To show how deep this deception can go, I offer the suggestion that the real and deepest reason Lingle may have remained in her “church” is because she is married to a man who holds the falsely exalted position of “pastor.” It would take a lot of courage on her part to follow Christ if He were to call her to go where her husband may be unable or unwilling to go. There is no easy solution for resolving this issue but to completely ignore this possibility and its implications or to use her marriage to define her “theology” is certainly not wise.

What is somewhat disturbing about Lingle’s book is the occasional subordination of the truths of the Bible to her own opinions and her tendency to reshape even Jesus into her own likeness according to her own personality and imagination – some of which may have validity but some of which does not.
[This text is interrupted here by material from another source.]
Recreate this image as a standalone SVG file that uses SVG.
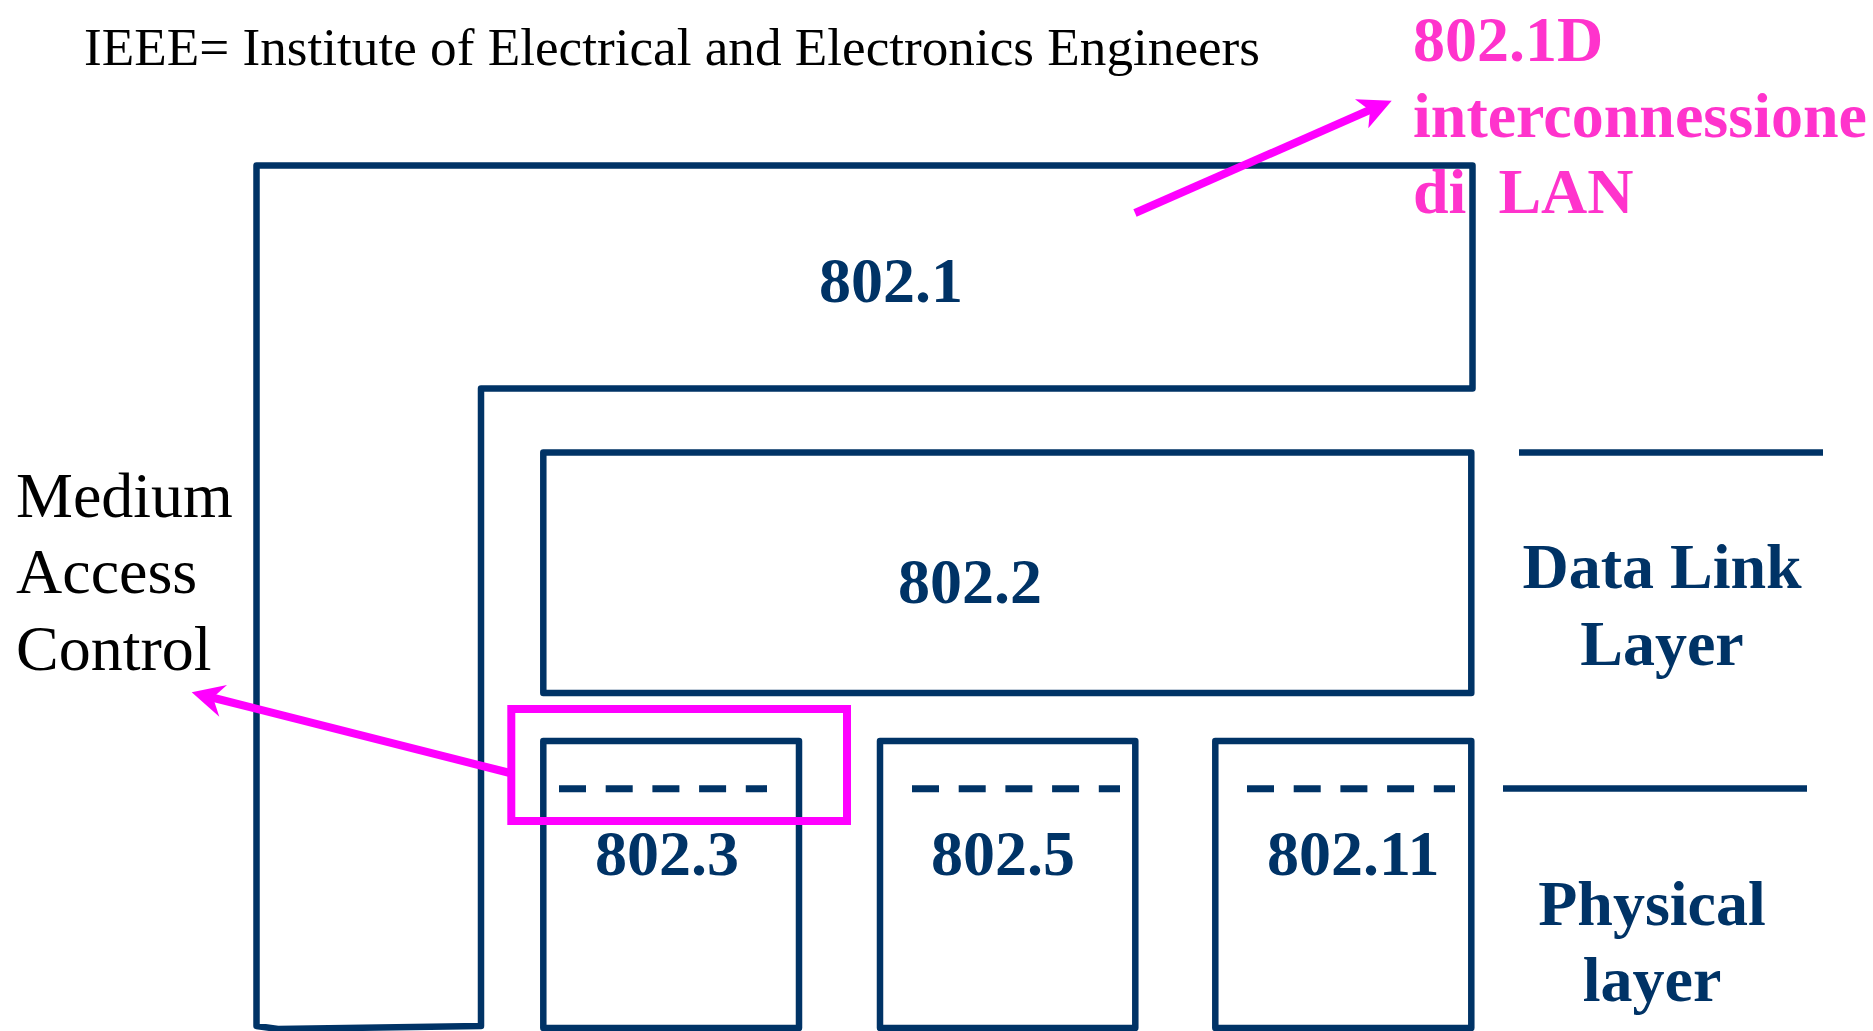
<svg xmlns="http://www.w3.org/2000/svg" width="1873" height="1031" viewBox="0 0 1873 1031">
<style>
.nv{fill:none;stroke:#003366;stroke-width:6.5;stroke-linejoin:round}
.dash{stroke:#003366;stroke-width:7;stroke-dasharray:27 19.7}
.pk{fill:none;stroke:#FF00FF;stroke-width:8}
.ah{fill:#FF00FF}
.lbl{font-family:"Liberation Serif","Times New Roman",serif;font-weight:bold;font-size:64px;fill:#003366}
.blk{font-family:"Liberation Serif","Times New Roman",serif;fill:#000000}
.pt{font-family:"Liberation Serif","Times New Roman",serif;font-weight:bold;font-size:64px;fill:#FF33CC;white-space:pre}
</style>
<rect width="1873" height="1031" fill="#ffffff"/>
<g id="title">
<text class="blk" x="84" y="65" font-size="53.2">IEEE= Institute of Electrical and Electronics Engineers</text>
</g>
<g id="n8021">
<path class="nv" d="M 481 1026 L 481 388.5 L 1472.5 388.5 L 1472.5 165.5 L 256.5 165.5 L 256.5 1026 L 278 1029 Z"/>
<text class="lbl" x="819" y="302">802.1</text>
</g>
<g id="n8022">
<rect class="nv" x="543.3" y="452.5" width="928" height="240.5"/>
<text class="lbl" x="898" y="603">802.2</text>
</g>
<g id="n8023">
<rect class="nv" x="543.3" y="741" width="255.7" height="287"/>
<line class="dash" x1="559" y1="788.7" x2="767" y2="788.7"/>
<text class="lbl" x="595" y="875">802.3</text>
</g>
<g id="n8025">
<rect class="nv" x="880" y="741" width="255.3" height="287"/>
<line class="dash" x1="912" y1="788.7" x2="1120" y2="788.7"/>
<text class="lbl" x="931" y="875">802.5</text>
</g>
<g id="n80211">
<rect class="nv" x="1215.3" y="741" width="256" height="287"/>
<line class="dash" x1="1247" y1="788.7" x2="1455" y2="788.7"/>
<text class="lbl" x="1267" y="875">802.11</text>
</g>
<g id="layers">
<line class="nv" x1="1519" y1="452.5" x2="1823" y2="452.5"/>
<line class="nv" x1="1503" y1="788.5" x2="1807" y2="788.5"/>
<text class="lbl" x="1662" y="588" text-anchor="middle">Data Link</text>
<text class="lbl" x="1662" y="665" text-anchor="middle">Layer</text>
<text class="lbl" x="1652" y="925" text-anchor="middle">Physical</text>
<text class="lbl" x="1652" y="1001" text-anchor="middle">layer</text>
</g>
<g id="mac">
<rect class="pk" x="511.3" y="709" width="335.7" height="112"/>
<text class="blk" x="16" y="517" font-size="64">Medium</text>
<text class="blk" x="16" y="593" font-size="64">Access</text>
<text class="blk" x="16" y="670" font-size="64">Control</text>
</g>
<g id="note8021D">
<text class="pt" x="1413" y="61">802.1D</text>
<text class="pt" x="1413" y="137">interconnessione</text>
<text class="pt" x="1413" y="213">di  LAN</text>
</g>
<g id="connectors">
<line class="pk" x1="510" y1="773" x2="210" y2="697"/>
<polygon class="ah" points="191.7,692.3 227,685 213,697.5 219.3,716.7"/>
<line class="pk" x1="1135" y1="213" x2="1372" y2="109"/>
<polygon class="ah" points="1391.7,100.7 1355,99.3 1370,110.5 1368.3,128.3"/>
</g>
</svg>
But rather than berate her for not having arrived at spiritual perfection (as none of us have!), I’ll leave it to the reader to be wary of believing that everything the author says is 100% accurate spiritually speaking and offer up a prayer that the author will continue on in her spiritual journey and that these deceptions will drop off as she continues to believe in and on Christ and to obediently follow Him who is our everything – salvation, truth, way of life and liturgy (order of worship) – wherever He might lead. But even with this caveat, let it be clear that there is much in her book that is worthy of much discussion and consideration even if some of her beliefs and thoughts need some correction!

Sister Andrea and all who read her book, keep pressing on into the kingdom of God, that “realm” where Christ is lovingly and loyally followed and increasingly obeyed as King and Lord!